Let us compute all the coordinates of $\Lambda C_s$ ; in other words, we must compute the sum

$$ f(i,s)=\sum_{j=1}^{2n+1} \Lambda_{ij} \zeta^{sj} \tag{2} $$

We have $f(i,s)=\frac{2}{3}n(n+1)\zeta^{si}+g(i,s)$, where

$$ g(i,s)=\sum_{j\neq i} \frac{\zeta^{sj}}{\frac{\zeta^{i-j}+\zeta^{j-i}}{2}-1}= \sum_{t\neq 0} \frac{\zeta^{s(i+t)}}{\frac{\zeta^{-t}+\zeta^{t}}{2}-1}= 2\zeta^{si}\sum_{t=1}^{2n} \frac{(\zeta^t)^{s+1}}{(\zeta^{t}-1)^2}= 2\zeta^{si}\sum_{\eta\in U, \eta\neq 1} \frac{\eta^{s+1}}{(\eta-1)^2} \tag{3} $$

where $U$ is the set of all $(2n+1)$-th roots of unity.

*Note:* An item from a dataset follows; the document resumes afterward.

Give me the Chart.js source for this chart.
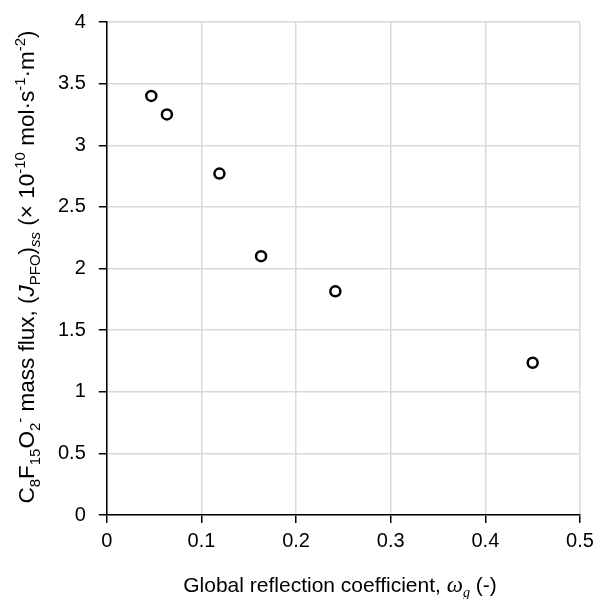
<!DOCTYPE html>
<html lang="en">
<head>
    <meta charset="UTF-8">
    <title>PFO flux vs reflection coefficient</title>
    <style>
        body { margin: 0; background: #fff; }
        #wrap { width: 596px; height: 599px; }
    </style>
    <script src="https://cdn.jsdelivr.net/npm/chart.js"></script>
</head>
<body>
<div id="wrap"><canvas id="grafico"></canvas></div>

<script>
    // global reflection coefficient (x) and steady-state mass flux (y, x 1e-10 mol/s/m2)
    const omegaG = [0.047, 0.0635, 0.119, 0.163, 0.2415, 0.45];
    const fluxSS = [3.40, 3.25, 2.77, 2.10, 1.815, 1.235];

    const xTicks = { min: 0, max: 0.5, step: 0.1 };
    const yTicks = { min: 0, max: 4, step: 0.5 };

    const SANS = '"Liberation Sans", Arial, sans-serif';
    const SERIF = '"Liberation Serif", "Times New Roman", serif';

    // rich text pieces: t = text, s = 'sub' | 'sup', i = italic, f = font family
    const xTitle = [
        { t: 'Global reflection coefficient, ' },
        { t: 'ω', i: true, f: SERIF, size: 23 },
        { t: 'g', i: true, f: SERIF, s: 'sub' },
        { t: ' (-)' }
    ];
    const yTitle = [
        { t: 'C' }, { t: '8', s: 'sub' },
        { t: 'F' }, { t: '15', s: 'sub' },
        { t: 'O' }, { t: '2', s: 'sub' }, { t: '-', s: 'sup' },
        { t: ' mass flux, (' },
        { t: 'J', i: true }, { t: 'PFO', s: 'sub' },
        { t: ')' }, { t: 'ss', s: 'sub', i: true },
        { t: ' (× 10' }, { t: '-10', s: 'sup' },
        { t: ' mol·s' }, { t: '-1', s: 'sup' },
        { t: '·m' }, { t: '-2', s: 'sup' },
        { t: ')' }
    ];

    function fontFor(p, base) {
        const size = p.s ? Math.round(base * 0.65) : (p.size || base);
        return (p.i ? 'italic ' : '') + size + 'px ' + (p.f || SANS);
    }

    function drawRich(ctx, parts, base) {
        let total = 0;
        parts.forEach(p => { ctx.font = fontFor(p, base); total += ctx.measureText(p.t).width; });
        let x = -total / 2;
        parts.forEach(p => {
            ctx.font = fontFor(p, base);
            let dy = 0;
            if (p.s === 'sub') dy = base * 0.25;
            if (p.s === 'sup') dy = -base * 0.4;
            ctx.fillText(p.t, x, dy);
            x += ctx.measureText(p.t).width;
        });
    }

    const titulos = {
        id: 'titulos',
        afterDraw(chart) {
            const ctx = chart.ctx;
            ctx.save();
            ctx.fillStyle = '#000';
            ctx.textBaseline = 'alphabetic';
            ctx.save();
            ctx.translate(340, 592);
            drawRich(ctx, xTitle, 21);
            ctx.restore();
            ctx.save();
            ctx.translate(34, 267);
            ctx.rotate(-Math.PI / 2);
            drawRich(ctx, yTitle, 22.5);
            ctx.restore();
            ctx.restore();
        }
    };

    const pontos = omegaG.map((x, i) => ({ x: x, y: fluxSS[i] }));
    const rotulo = v => String(+v.toFixed(1));

    new Chart(document.getElementById('grafico'), {
        type: 'scatter',
        data: {
            datasets: [{
                data: pontos,
                pointRadius: 5,
                pointHoverRadius: 5,
                borderWidth: 2.5,
                borderColor: '#000',
                backgroundColor: '#fff'
            }]
        },
        plugins: [titulos],
        options: {
            responsive: true,
            maintainAspectRatio: false,
            animation: false,
            layout: { padding: { left: 45, right: 16, top: 22, bottom: 40 } },
            plugins: {
                legend: { display: false },
                tooltip: { enabled: false }
            },
            scales: {
                x: {
                    type: 'linear',
                    min: xTicks.min,
                    max: xTicks.max,
                    afterFit: s => { s.paddingRight = 0; },
                    ticks: { stepSize: xTicks.step, color: '#000', font: { family: SANS, size: 20 }, padding: 6, callback: rotulo },
                    grid: { color: '#d9d9d9', lineWidth: 1.5, tickColor: '#000', tickLength: 8 },
                    border: { color: '#000', width: 1.5 }
                },
                y: {
                    min: yTicks.min,
                    max: yTicks.max,
                    afterFit: s => { s.paddingTop = 0; },
                    ticks: { stepSize: yTicks.step, color: '#000', font: { family: SANS, size: 20 }, padding: 13, callback: rotulo },
                    grid: { color: '#d9d9d9', lineWidth: 1.5, tickColor: '#000', tickLength: 8 },
                    border: { color: '#000', width: 1.5 }
                }
            }
        }
    });
</script>
</body>
</html>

There are classical techniques to compute the RHS of (3) above ; see the answer to this question, where the final formula obtained is

$$ \sum_{\eta\in U, \eta\neq 1} \frac{\eta^{s+1}}{(\eta-1)^2} =\frac{6(2n+1-s)s-((2n+1)^2-1)}{12}= \frac{s(2n+1-s)}{2}-\frac{n^2+n}{3} \tag{4} $$

Combining (3) with (4), the terms in $\frac{n^2+n}{3}$ cancel out and we thus obtain

$$ \sum_{j=1}^{2n+1} \Lambda_{ij} \zeta^{sj}=s(2n+1-s)\zeta^{si} \tag{5} $$

Or, to express things vectorially,

$$ \Lambda C_s=s(2n+1-s) C_s \tag{6} $$

So $C_s$ is an eigenvector associated to the eigenvalue $s(2n+1-s)$ as wished.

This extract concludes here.